Its own birth and the fact that it was never born.

 

On the cliff edge,

I have a sense that if I jump,

I will be pulled up by the sky,

And if I do not jump,

I will be pulled down by the earth.

Reaching out to pick a bilberry,

I know I will fall,

But the sweetness fills my entire being,

And sustains me in rapture,

As my other self walks away from the cliff in fear.

 

And then we merge,

And I know that from now on,

It will not be fear that makes me step back,

But the lingering sweetness of a berry that all have tasted.

Even more on truth

There is a grain of truth in every opinion,

and a bucket of lies in every tiny white lie.

Like a rolling snowball, they accumulate and stick,

and as the ball grows, it becomes distorted.

Unfortunately, truths also grow distorted,

and are soon obscured,

engulfed in the fog of misperception,

which descends upon them.

Though the light may be piercing,

still they fade,

becoming harder and harder to find

and harder still to define.

Cherishing Difference and Diversity.

It is currently very fashionable in our society to celebrate difference and diversity, and most of us genuinely believe we do. However, when it comes down to the hard-hitting realities of our everyday lives, most of us would rather fill our world with people just like us. This thought is distasteful and almost unacceptable today, since its logical conclusion is hate-filled racism and bigoted intolerance, but it struck me when I was thinking about relationships with our nearest and dearest, especially family and spouses or lovers.

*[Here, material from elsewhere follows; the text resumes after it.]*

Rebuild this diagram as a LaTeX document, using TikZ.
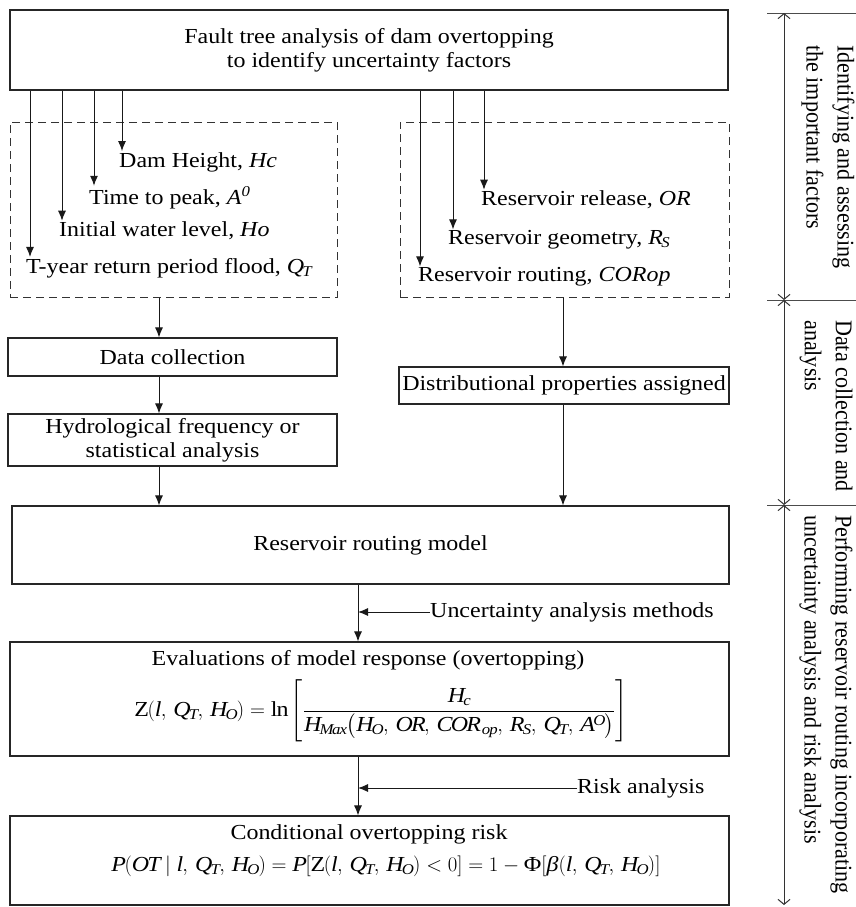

Most of us have some kind of fantasy of a perfect partner and often waste years of our lives searching for him or her, often killing off perfectly good relationships in the process. Usually that perfect partner is someone very similar to us, but much sexier! When we think we may have found someone quite close to it, we get together and both tend to go along with each other and agree with each other on most things, really trying to fool ourselves that we are so very well-suited. But after a while, we start to see more and more differences. They just do not act in the way we think they should, and usually that means in the way we would, or like to think we would. At first these differences may be charming, then irritating and as they mount up and accumulate, sometimes maddening and that is when the rows begin. We try to make them think and behave like us and naturally they react badly to this and the differences are exaggerated still further. After all, they think we should behave as they do! Sometimes if the case is really justified, or if one partner is particularly keen to please, one or other partner may make a lot of effort to be accommodating and things may improve, but sooner or later, old ways and differences will come to the fore again. And so they should, because while compromise is often stated as the panacea for relationships, it is usually done grudgingly and is nowhere near as successful as genuine acceptance of difference.

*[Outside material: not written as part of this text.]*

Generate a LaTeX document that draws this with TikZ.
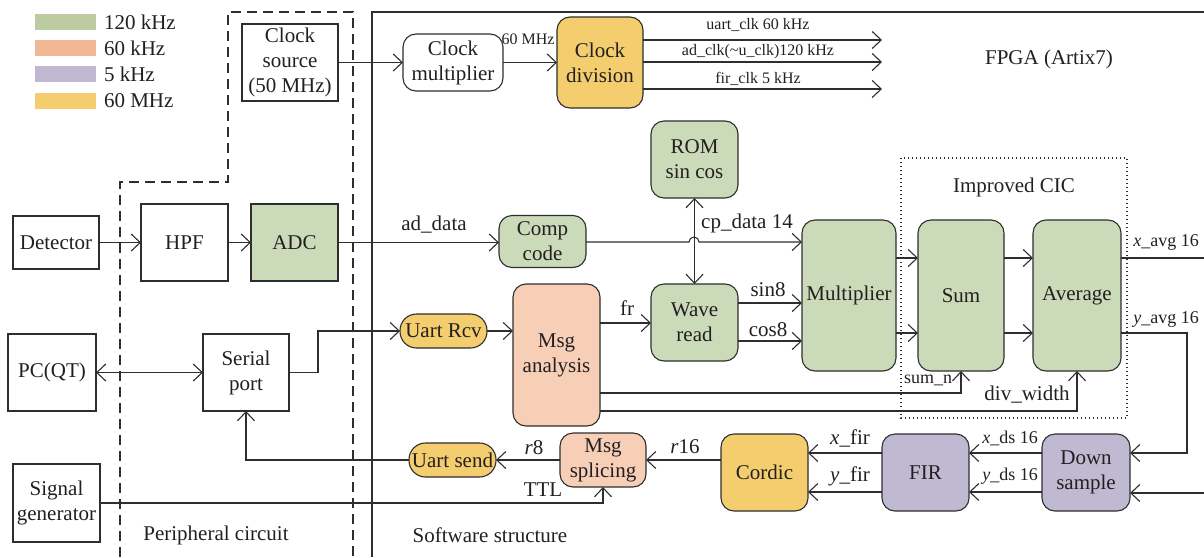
\documentclass[tikz,border=0pt]{standalone}
\usepackage{fontspec}
\setmainfont{Liberation Serif}
\usetikzlibrary{arrows.meta}
\definecolor{linec}{HTML}{2E2E2E}
\definecolor{txtc}{HTML}{231F20}
\definecolor{gfill}{HTML}{CBDAB9}
\definecolor{sfill}{HTML}{F7CFB7}
\definecolor{pfill}{HTML}{C0B9D2}
\definecolor{yfill}{HTML}{F3CD6E}
\definecolor{gleg}{HTML}{BCCBA0}
\definecolor{sleg}{HTML}{F2B895}
\definecolor{pleg}{HTML}{C0B7D0}
\definecolor{yleg}{HTML}{F3CD70}
\begin{document}
\begin{tikzpicture}[x=1pt,y=-1pt,
  every node/.style={text=txtc, font=\fontsize{21}{25}\selectfont, inner sep=0pt, outer sep=0pt},
  plain/.style={draw=linec, line width=1.1pt, rectangle, align=center, fill=white},
  rbox/.style={draw=linec, line width=1.1pt, rectangle, rounded corners=13pt, align=center},
  pill/.style={rbox, rounded corners=16.5pt},
  sz/.style n args={2}{minimum width=#1pt, minimum height=#2pt},
  arr/.style={draw=linec, line width=1.1pt, -{Straight Barb[length=9pt,width=17pt]}},
  arrb/.style={draw=linec, line width=1.1pt, {Straight Barb[length=9pt,width=17pt]}-{Straight Barb[length=9pt,width=17pt]}},
  wire/.style={draw=linec, line width=1.1pt},
  slbl/.style={font=\fontsize{16}{19}\selectfont},
  mlbl/.style={font=\fontsize{18}{21}\selectfont},
  legsw/.style={minimum width=61pt, minimum height=16pt},
]
\useasboundingbox (0,0) rectangle (1204,557);

% legend
\node[legsw, fill=gleg] (lg1) at (65.5,22) {};
\node[legsw, fill=sleg] (lg2) at (65.5,48) {};
\node[legsw, fill=pleg] (lg3) at (65.5,74) {};
\node[legsw, fill=yleg] (lg4) at (65.5,101) {};
\node[anchor=west] (lg1t) at (104,22) {120 kHz};
\node[anchor=west] (lg2t) at (104,48) {60 kHz};
\node[anchor=west] (lg3t) at (104,74) {5 kHz};
\node[anchor=west] (lg4t) at (104,101) {60 MHz};

% frames
\draw[wire, dash pattern=on 10pt off 6pt] (120,557) -- (120,182) -- (228,182) -- (228,12) -- (353,12) -- (353,557);
\draw[wire] (372,557) -- (372,12) -- (1204,12);
\draw[line width=1.1pt, draw=linec, dash pattern=on 1.2pt off 2.8pt] (901,158) rectangle (1127,418);

\node (fpga) at (1049,59) {FPGA (Artix7)};
\node (cic) at (1014,187) {Improved CIC};
\node (peri) at (216,535) {Peripheral circuit};
\node (soft) at (490,535) {Software structure};

% peripheral blocks
\node[plain, sz={96}{77}] (clksrc) at (290,62.5) {Clock\\source\\(50 MHz)};
\node[plain, sz={86}{53}] (det) at (56,242.5) {Detector};
\node[plain, sz={87}{77}] (hpf) at (184.5,242.5) {HPF};
\node[plain, sz={87}{77}, fill=gfill] (adc) at (294.5,242.5) {ADC};
\node[plain, sz={88}{77}] (pc) at (52,372.5) {PC(QT)};
\node[plain, sz={86}{77}] (serial) at (246,372.5) {Serial\\port};
\node[plain, sz={87}{78}] (sig) at (56.5,503) {Signal\\generator};

% FPGA blocks
\node[rbox, sz={100}{57}, fill=white] (clkmul) at (453,62.5) {Clock\\multiplier};
\node[rbox, sz={86}{91}, fill=yfill] (clkdiv) at (600,62.5) {Clock\\division};
\node[rbox, sz={87}{52}, fill=gfill] (comp) at (542.5,241.5) {Comp\\code};
\node[rbox, sz={87}{77}, fill=gfill] (rom) at (694.5,159.5) {ROM\\sin cos};
\node[rbox, sz={87}{77}, fill=gfill] (wave) at (694.5,322.5) {Wave\\read};
\node[rbox, sz={87}{142}, fill=sfill] (msga) at (556.5,355) {Msg\\analysis};
\node[pill, sz={87}{34}, fill=yfill] (rcv) at (443.5,331) {Uart Rcv};
\node[rbox, sz={94}{151}, fill=gfill] (mult) at (849,295.5) {Multiplier};
\node[rbox, sz={86}{151}, fill=gfill] (sum) at (961,295.5) {Sum};
\node[rbox, sz={88}{151}, fill=gfill] (avg) at (1077,295.5) {Average};
\node[pill, sz={87}{34}, fill=yfill] (usend) at (452.5,460) {Uart send};
\node[rbox, sz={86}{54}, fill=sfill] (msgs) at (603,460) {Msg\\splicing};
\node[rbox, sz={87}{77}, fill=yfill] (cordic) at (764.5,472.5) {Cordic};
\node[rbox, sz={87}{77}, fill=pfill] (fir) at (925.5,472.5) {FIR};
\node[rbox, sz={88}{77}, fill=pfill] (down) at (1086,472.5) {Down\\sample};

% free ends
\coordinate (o1) at (882,40);
\coordinate (o2) at (882,62);
\coordinate (o3) at (882,89);
\coordinate (xout) at (1204,258);
\coordinate (yin) at (1204,493);

% clock path
\draw[arr] (clksrc.east) -- (clkmul.west);
\draw[arr] (clkmul.east) -- (clkdiv.west);
\node[slbl] (l60) at (528,39) {60 MHz};
\draw[arr] (clkdiv.east |- o1) -- (o1);
\draw[arr] (clkdiv.east |- o2) -- (o2);
\draw[arr] (clkdiv.east |- o3) -- (o3);
\node[slbl] (lo1) at (758,25) {uart\_clk 60 kHz};
\node[slbl] (lo2) at (758,52) {ad\_clk(\textasciitilde u\_clk)120 kHz};
\node[slbl] (lo3) at (758,79) {fir\_clk 5 kHz};

% signal path
\draw[arr] (det.east) -- (hpf.west);
\draw[arr] (hpf.east) -- (adc.west);
\draw[arr] (adc.east) -- (comp.west |- adc.east);
\node (lad) at (434,225) {ad\_data};
\draw[arr] (comp.east |- 0,242) -- (689,242) arc[start angle=180, end angle=360, radius=5] -- (mult.west |- 0,242);
\node (lcp) at (747,223) {cp\_data 14};
\draw[arrb] (rom.south) -- (wave.north);
\draw[arr] (msga.east |- 0,323) -- (wave.west |- 0,323);
\node (lfr) at (627,308) {fr};
\draw[arr] (wave.east |- 0,303) -- (mult.west |- 0,303);
\draw[arr] (wave.east |- 0,341) -- (mult.west |- 0,341);
\node (lsin) at (768,290) {sin8};
\node (lcos) at (768,330) {cos8};
\draw[arr] (mult.east |- 0,258) -- (sum.west |- 0,258);
\draw[arr] (mult.east |- 0,333) -- (sum.west |- 0,333);
\draw[arr] (sum.east |- 0,258) -- (avg.west |- 0,258);
\draw[arr] (sum.east |- 0,333) -- (avg.west |- 0,333);
\draw[arr] (msga.east |- 0,393) -| (sum.south);
\draw[arr] (msga.east |- 0,411) -| (avg.south);
\node[mlbl] (lsumn) at (928,380) {sum\_n};
\node (ldiv) at (1027,395) {div\_width};
\draw[wire] (avg.east |- xout) -- (xout);
\node[mlbl] (lxavg) at (1166,242) {\textit{x}\_avg 16};
\draw[arr] (avg.east |- 0,333) -- (1187,333) |- (down.east |- 0,453);
\node[mlbl] (lyavg) at (1166,319) {\textit{y}\_avg 16};
\draw[arr] (yin) -- (down.east |- yin);

% output path
\draw[arr] (down.west |- 0,453) -- (fir.east |- 0,453);
\draw[arr] (down.west |- 0,492) -- (fir.east |- 0,492);
\node[mlbl] (lxds) at (1010,438) {\textit{x}\_ds 16};
\node[mlbl] (lyds) at (1010,476) {\textit{y}\_ds 16};
\draw[arr] (fir.west |- 0,453) -- (cordic.east |- 0,453);
\draw[arr] (fir.west |- 0,492) -- (cordic.east |- 0,492);
\node (lxfir) at (850,438) {\textit{x}\_fir};
\node (lyfir) at (850,476) {\textit{y}\_fir};
\draw[arr] (cordic.west |- msgs.east) -- (msgs.east);
\node (lr16) at (685,447) {\textit{r}16};
\draw[arr] (msgs.west) -- (usend.east);
\node (lr8) at (534,448) {\textit{r}8};
\draw[arr] (usend.west) -| (serial.south);
\draw[arr] (sig.east) -| (msgs.south);
\node (lttl) at (543,490) {TTL};

% host link
\draw[arrb] (pc.east) -- (serial.west);
\draw[arr] (serial.east) -- ++(29,0) |- (rcv.west);
\draw[arr] (rcv.east) -- (msga.west |- rcv.east);
\end{tikzpicture}
\end{document}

I have struggled like this in many relationships, but now I have learnt to truly embrace difference and accept and love my partner purely for who she is, perfect in every way, as we all are deep down. We could hardly be more different and it has been a struggle, but worth the perseverance, and that is the key to truly celebrating difference and diversity in all its forms. It does not come overnight, or merely by saying the right words. It takes a lot of hard work and a genuine change in attitude with which we recognise that nobody is just like us. Everybody reacts in their own way to the world around them, and if we sometimes find those ways challenging, then we need to challenge them. If we can do this without passing judgement, then so much the better, but it will get us nowhere pretending they do not exist. On the other hand, separatism and messy divorces will only make things worse, with the one exception of a violent, abusive partner or oppressor. The key is maximum, continued exposure, deep listening and compassionate speech. Eventually we will all understand each other, then respect each other and eventually, really cherish our differences. These days, I think it would be quite boring to be together with a partner who thinks and behaves just like me and sees the world as I do. Such a partner would be little more than a mirror to reinforce my own vanity and confirm all my narrow-minded opinions and ideas and vice versa, boosting our collective ego in the battle of us against the world, in exactly the same way as the members of insular, xenophobic and monochrome societies reinforce their collective behaviour; perhaps a cohesive force within the relationship or community, but for the world at large, a definite destructive force. What would I learn from that? How would I grow? Who would challenge my beliefs and patterns of behaviour in my daily life, and who would expose me to such a rich tapestry of delights? No longer a fantasy for me, I can honestly say, with all my heart, difference and diversity really are things worth cherishing.